Through Tulsa’s 37 games, Sampson is sporting a .358 batting average with a team-high seven home runs. She’s also tied for the team lead in runs batted in with 26.
Needless to say, she’s settling in as a Golden Hurricane. And it didn’t take long for her teammates to accept her as one of them.
“Most of the girls are reasonably local and the others I’ve played ball against,” Sampson said. “Within a couple of weeks, we had done enough ice-breakers and got to know each other well.”
The team unity has carried over into the win column. The Golden Hurricane — ranked 16th in the most recent ESPN/USA Today poll, 17th in the coaches’ poll and 20th in the latest RPI rankings — is 34-3 and currently on a 16-game winning streak.
“We’re really a collective ball team right now and that’s awesome,” Sampson said in a recent interview with the Tahlequah Daily Press. “That’s added a lot of confidence.”
Tulsa’s three losses have come by a combined three runs.
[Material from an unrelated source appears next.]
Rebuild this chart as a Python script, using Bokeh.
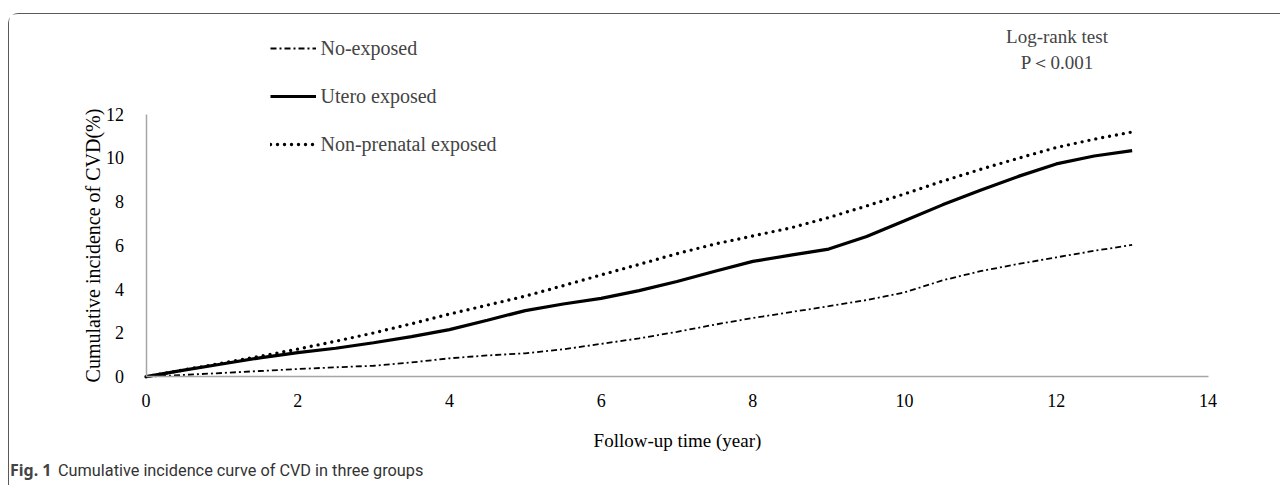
from bokeh.plotting import figure
from bokeh.models import Range1d, Legend, LegendItem, Label, FixedTicker, LinearAxis
from bokeh.embed import file_html
from bokeh.resources import INLINE

# ---- data ----
years = [0, 0.5, 1, 1.5, 2, 2.5, 3, 3.5, 4, 4.5, 5, 5.5, 6, 6.5, 7, 7.5,
         8, 8.5, 9, 9.5, 10, 10.5, 11, 11.5, 12, 12.5, 13]
no_exposed = [0, 0.08, 0.17, 0.26, 0.35, 0.43, 0.50, 0.65, 0.84, 0.97, 1.07,
              1.25, 1.50, 1.75, 2.05, 2.38, 2.68, 2.95, 3.22, 3.50, 3.85,
              4.40, 4.82, 5.15, 5.45, 5.75, 6.02]
utero_exposed = [0, 0.30, 0.58, 0.86, 1.10, 1.30, 1.55, 1.83, 2.15, 2.58, 3.02,
                 3.32, 3.58, 3.93, 4.35, 4.82, 5.27, 5.55, 5.83, 6.40, 7.12,
                 7.85, 8.52, 9.15, 9.72, 10.08, 10.33]
non_prenatal = [0, 0.31, 0.62, 0.93, 1.26, 1.62, 2.00, 2.42, 2.86, 3.27, 3.68,
                4.16, 4.65, 5.13, 5.62, 6.06, 6.43, 6.80, 7.27, 7.80, 8.35,
                8.93, 9.47, 9.98, 10.47, 10.85, 11.18]
series_names = ["No-exposed", "Utero exposed", "Non-prenatal exposed"]
x_ticks = [0, 2, 4, 6, 8, 10, 12, 14]
y_ticks = [0, 2, 4, 6, 8, 10, 12]
x_bounds = (0, 14)
y_bounds = (0, 12)
x_title = "Follow-up time (year)"
y_title = "Cumulative incidence of CVD(%)"
test_lines = ["Log-rank test", "P\uff1c0.001"]
caption_bold = "Fig. 1"
caption_text = "Cumulative incidence curve of CVD in three groups"

SERIF = "Liberation Serif"

# ---- layout (pixels) ----
W, H = 1272, 472            # canvas size
ML, MT, BW = 8, 13, 1.5     # page margin left/top, border width
OX, OY = ML + BW, MT + BW   # canvas origin on the page
AX_LEFT, AX_RIGHT = 146.0, 1208.0   # page x of x=0 and x=14
AX_BOTTOM, AX_TOP = 376.7, 114.0    # page y of y=0 and y=12

kx = (AX_RIGHT - AX_LEFT) / (x_bounds[1] - x_bounds[0])
ky = (AX_BOTTOM - AX_TOP) / (y_bounds[1] - y_bounds[0])
x_start = x_bounds[0] - (AX_LEFT - OX) / kx
y_start = y_bounds[0] - (OY + H - AX_BOTTOM) / ky


def sx(page_x):
    return page_x - OX


def sy(page_y):
    return OY + H - page_y


p = figure(width=W, height=H,
           min_border_left=0, min_border_right=0,
           min_border_top=0, min_border_bottom=0,
           x_range=Range1d(x_start, x_start + W / kx),
           y_range=Range1d(y_start, y_start + H / ky),
           x_axis_type=None, y_axis_type=None,
           output_backend="svg", toolbar_location=None)
p.margin = (MT, 0, 0, ML)
p.styles = {"border-top": f"{BW}px solid #5a5a5a",
            "border-left": f"{BW}px solid #5a5a5a",
            "border-top-left-radius": "10px"}
p.outline_line_color = None
p.xgrid.visible = False
p.ygrid.visible = False

xaxis = LinearAxis(fixed_location=0, bounds=x_bounds,
                   ticker=FixedTicker(ticks=x_ticks), axis_label=x_title)
yaxis = LinearAxis(fixed_location=0, bounds=y_bounds,
                   ticker=FixedTicker(ticks=y_ticks), axis_label=y_title)
p.add_layout(xaxis, "below")
p.add_layout(yaxis, "left")

for ax in (xaxis, yaxis):
    ax.axis_line_color = "#a6a6a6"
    ax.axis_line_width = 1.5
    ax.major_tick_line_color = None
    ax.minor_tick_line_color = None
    ax.major_label_text_font = SERIF
    ax.major_label_text_font_size = "18px"
    ax.major_label_text_color = "black"
    ax.axis_label_text_font = SERIF
    ax.axis_label_text_font_style = "normal"
    ax.axis_label_text_color = "black"

xaxis.axis_label_text_font_size = "19px"
yaxis.axis_label_text_font_size = "20px"
xaxis.major_label_standoff = 11
xaxis.axis_label_standoff = 20
yaxis.major_label_standoff = 16
yaxis.axis_label_standoff = 0

r1 = p.line(years, no_exposed, line_color="black", line_width=1.8,
            line_dash="6 3 2 3")
r2 = p.line(years, utero_exposed, line_color="black", line_width=3.2)
r3 = p.line(years, non_prenatal, line_color="black", line_width=3.4,
            line_dash="0 7", line_cap="round")

legend = Legend(items=[LegendItem(label=series_names[0], renderers=[r1]),
                       LegendItem(label=series_names[1], renderers=[r2]),
                       LegendItem(label=series_names[2], renderers=[r3])],
                location=(sx(270), sy(156)), glyph_width=46, glyph_height=20,
                label_height=20, spacing=25, padding=0, margin=0,
                label_standoff=5, border_line_color=None,
                background_fill_alpha=0,
                label_text_font=SERIF, label_text_font_size="20px")
p.add_layout(legend, "center")

for txt, py in zip(test_lines, (36, 62)):
    p.add_layout(Label(x=sx(1057), y=sy(py), x_units="screen", y_units="screen",
                       text=txt, text_align="center",
                       text_baseline="middle", text_font=SERIF,
                       text_font_size="19px"))

p.add_layout(Label(x=sx(10), y=sy(470), x_units="screen", y_units="screen",
                   text=caption_bold, text_align="left",
                   text_baseline="middle", text_font="Noto Sans",
                   text_font_style="bold", text_font_size="16px"))
p.add_layout(Label(x=sx(58), y=sy(470), x_units="screen", y_units="screen",
                   text=caption_text, text_align="left",
                   text_baseline="middle", text_font="Roboto",
                   text_font_size="16.3px", text_color="#333333"))

open("out.html", "w").write(file_html(p, INLINE))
The first two were against Florida Atlantic and Georgia Tech, while the most recent was a 1-0 setback against Oklahoma in Norman on March 9.
For Sampson, the trip back to where she started her collegiate career was a little unsettling at first.
“On the way up there, I kind of had some nerves,” she said. “I listened to some music to calm myself down.”
Tulsa’s first two games at the Courtyard Marriott Invitational in Norman were against Liberty and Western Illinois. The Golden Hurricane won both games comfortably, which helped Sampson take the edge off.
“I’m glad we didn’t have to play OU off the bat,” she said. “My first at-bat was a little shaky. [But] the games went way better than what I thought. We took a tough loss at OU, but I walked out of the dugout knowing that I made the right decision and that I was supposed to be a Golden Hurricane.
“I’m definitely at Tulsa for the right reasons.”
Now Sampson and the Golden Hurricane have their sights set on the bigger picture.
“The farthest Tulsa has ever been has been a (NCAA) regional,” Sampson said. “We’re a contender for hosting a regional, and that would be a first for Tulsa. But we’re not trying to look to much into the future.”
In fact, the immediate future could prove to be crucial to Tulsa’s postseason prognosis. The Golden Hurricane, which currently owns a four-game lead in the Conference USA standings, travels to Birmingham, Ala., to take on the University of Alabama-Birmingham in a three-game set, which starts on Saturday.
“The bigger teams have the tougher teams, so they’ll have higher RPI rankings,” Sampson said, “so that makes the UAB games that much more important.”
Tulsa is 9-0 in the league with UAB and North Texas tied for second at 8-4. UAB was picked to win the conference title in the league’s preseason poll.
“This is a big weekend,” Sampson said. “We’ve been waiting to go after UAB. Winning a conference tournament would help us a lot for the NCAA tournament. We need as many RPI points as we can get in the end.”